Do you think that European and Australian customers who will be gouged with higher prices should be happy about this or upset about this?
Do you think that people who believed this company's management when they went on and on about how Fair World Pricing is a "core value" of this company (see videos linked in regional pricing thread) should not be upset when the company now tosses this so called core value out the window? You really should see those videos if you never have before. They made quite a big deal about how wrong regional pricing is and how important it is to treat people fairly, as human beings, etc., etc.

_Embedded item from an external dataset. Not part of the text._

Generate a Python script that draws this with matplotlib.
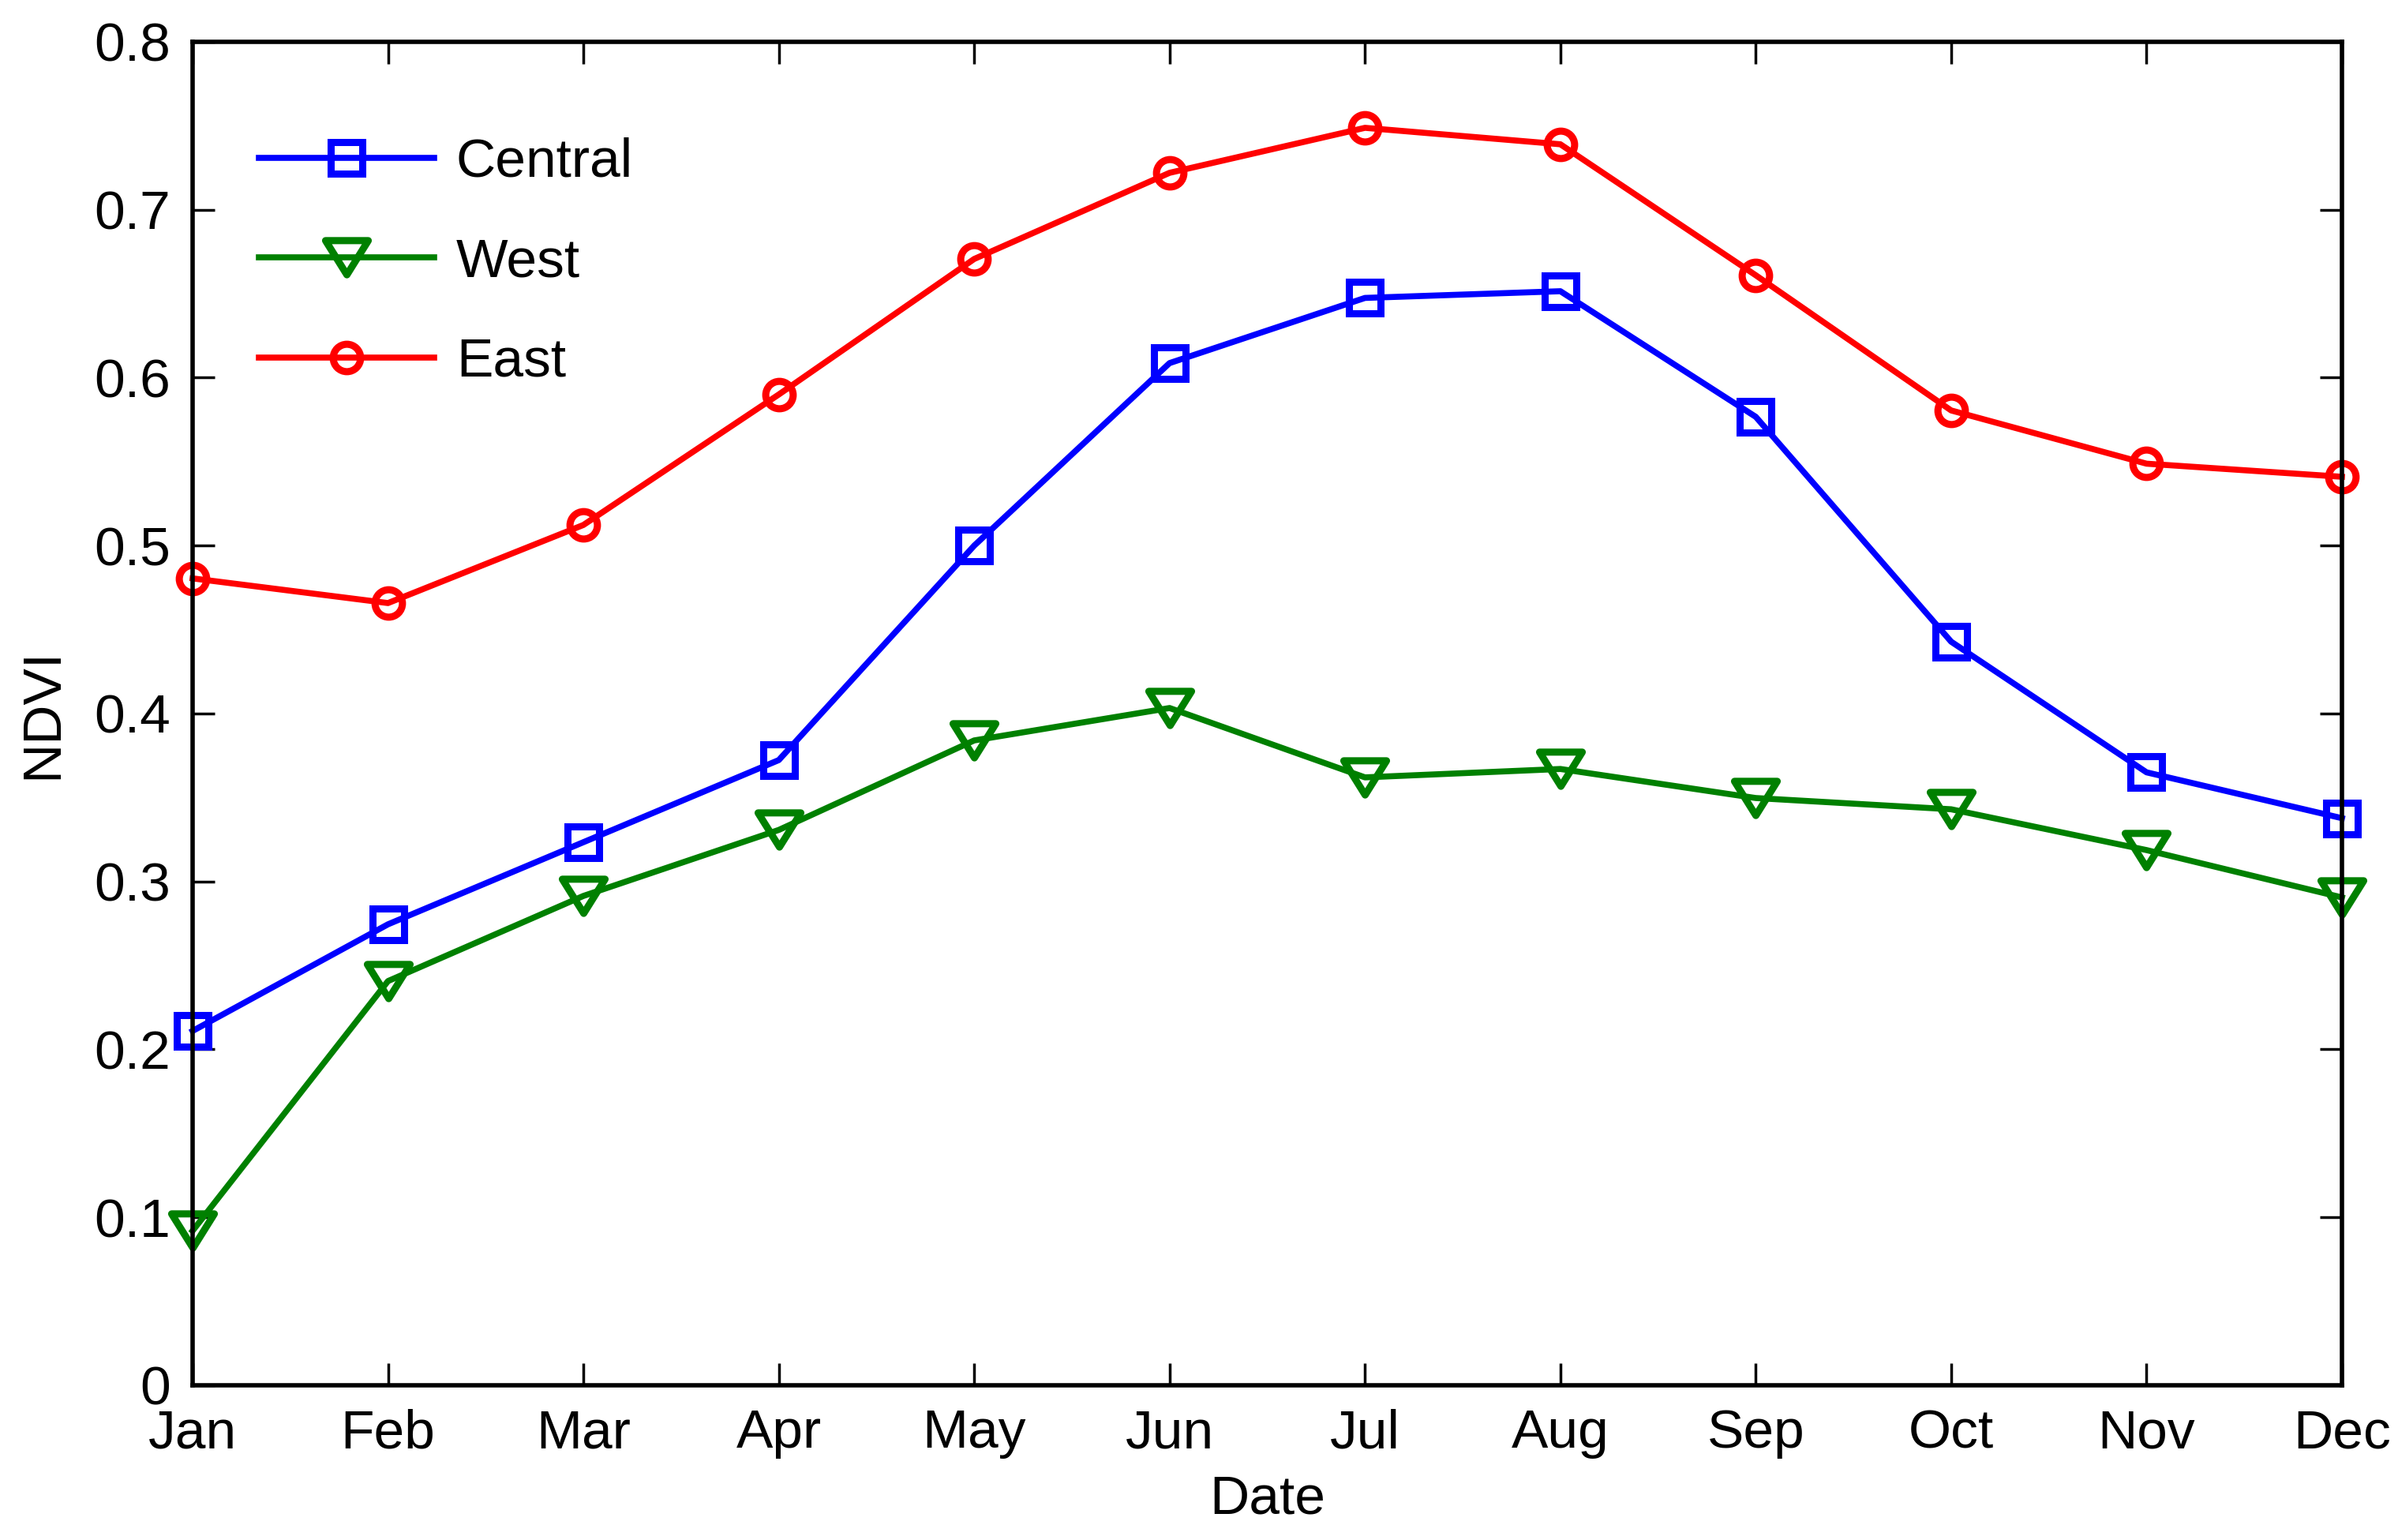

Do you not recognize how insulting the announcement was as typical marketing bullshit where bad news is delivered with a headline of "Great News!" and then goes on to inform that some are about to get screwed on price since we no longer respect our core values that we've previously made such a big deal about?
You may not agree that any of this matters personally and considering that your prices will not be affected it is even easier to not care about any of this. Maybe when they dump the DRM-free core value you will care about that or maybe you won't if the excuse is suitable to you. In either case, just because it doesn't bother you personally doesn't make large numbers of other people idiots for being upset by it.
I kind of get Déjà-vu from all this. Didn't Stardock/Impule go thru quite similar period with all the "Gamers bill of rights", "DRM is bad!" and "we'll never sell our games on steam!". They were (or was it just their director or something) quite vocal about it back then. Then they began give all of them up one buy one basically to appeal bigger publsihers and earn more money. Then they made Elemental: War of Magic and their house cards collapsed and had to sell their digital distribution business to avoid bankruptcy (GOG had similar moment when CD Projekt's former cash cow, the retail business dried up and CD Projekt RED had it's disasterous venture into console market, both around the same time.).
Obviously there were differences. The director, or who ever that guy was, was quite erratic person iirc and seemed to have as many haters as he had loyal fans. Iirc he quite vocally attacked anyone who questioned him or Stardocks products (with his fans fanatically supporting him ofcourse). And impulse can hardly be compared to GOG considering it was primarily US digital distribution service (half of the games only available in US, half of sales only in US and prices favored US and screwed everyone else) and had DRM from day one (althought they tried to make less annoying DRM to appeal both customers and publishers).